Thank you for your UK visa application which has been received and is under consideration. We aim to process applications:

Non-settlement within 15 working days
Priority Visas within 5 working days
Settlement within 60 working days. 

Unfortunately, the processing of your application has not been straightforward and we may not be able to make a decision on your application within our customer service targets. We will continue to progress your application and make a decision as soon as possible. Please note that fees paid are non-refundable.

We will notify you via e-mail once your application has been decided and despatched.
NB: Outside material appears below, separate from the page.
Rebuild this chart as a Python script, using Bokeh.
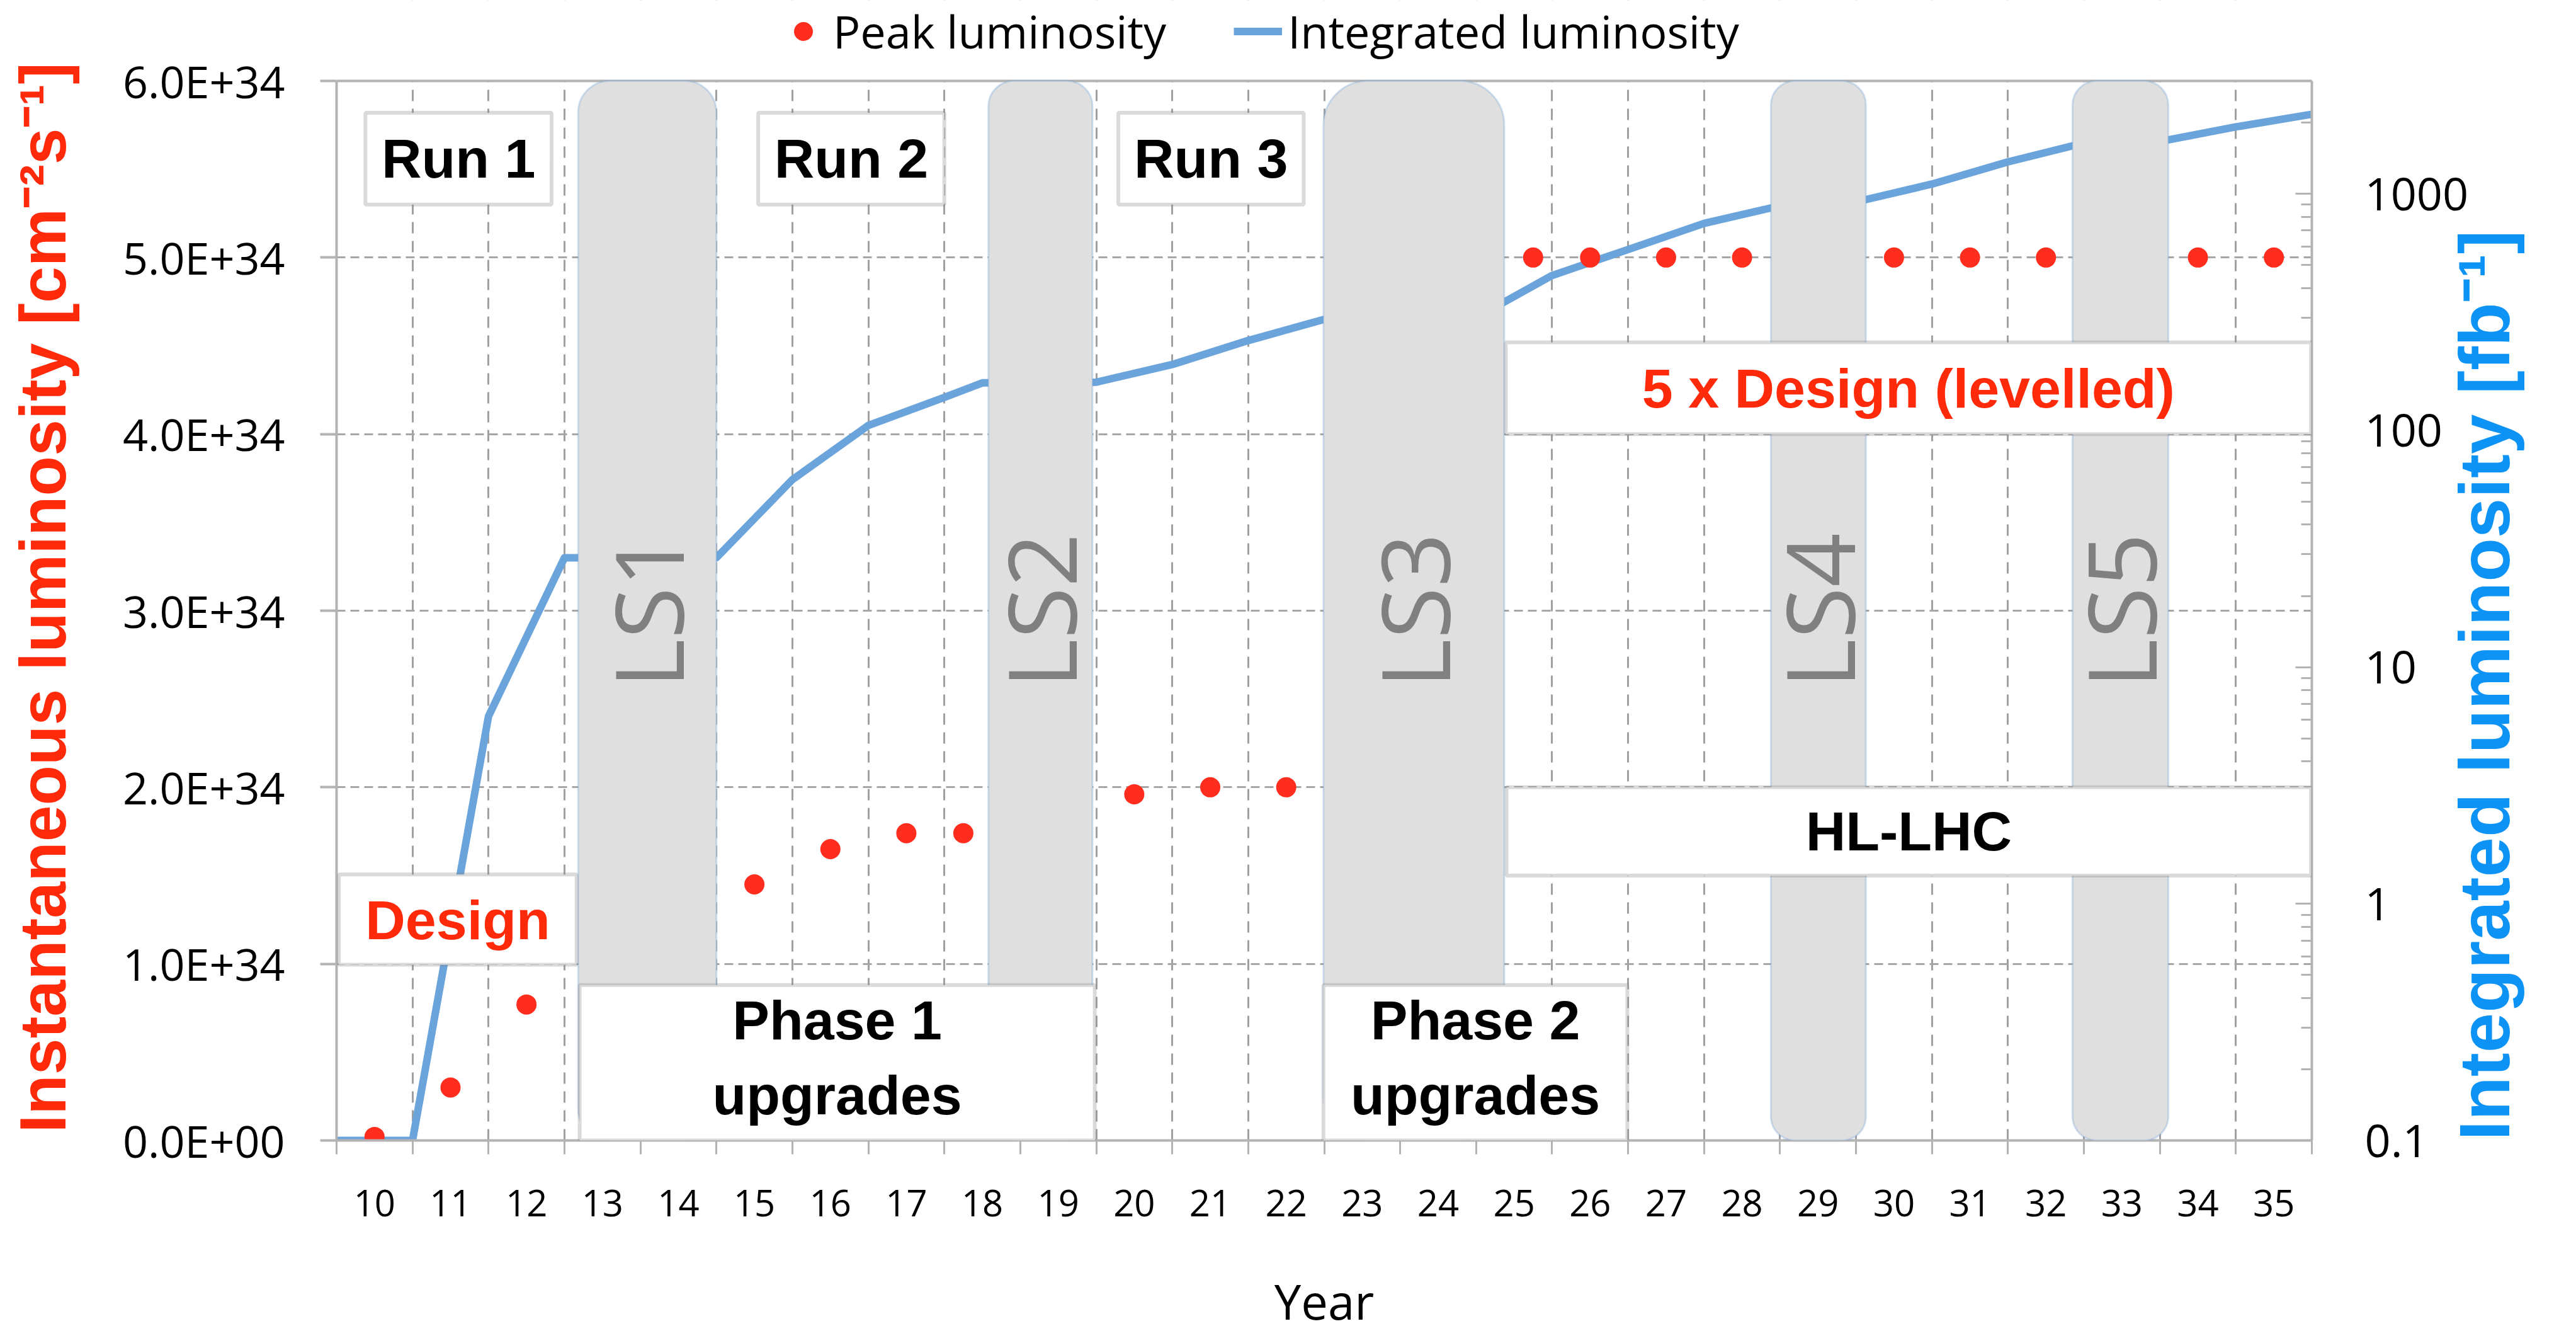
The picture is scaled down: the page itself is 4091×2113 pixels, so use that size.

Please do not attend the visa application centre until you have been asked to do so.

This is an automated message - do not respond to this email address as incoming mail is not answered. UK Visas and Immigration contact details can be found at

Yours sincerely
UK Visas and Immigration
South and South East Asia Region


----------



## PhilFromTheFuture (Feb 22, 2018)

You’re not supposed to buy travel tickets until your visa has been issued because of this very situation. June 13th isn’t far away in terms of working days, so you’re unlikely to get your visa in time if you’ve received the above email. 

Try to get your money back for any travel you’ve booked, then wait to hear back from the Home Office. 

What is your timeline?


----------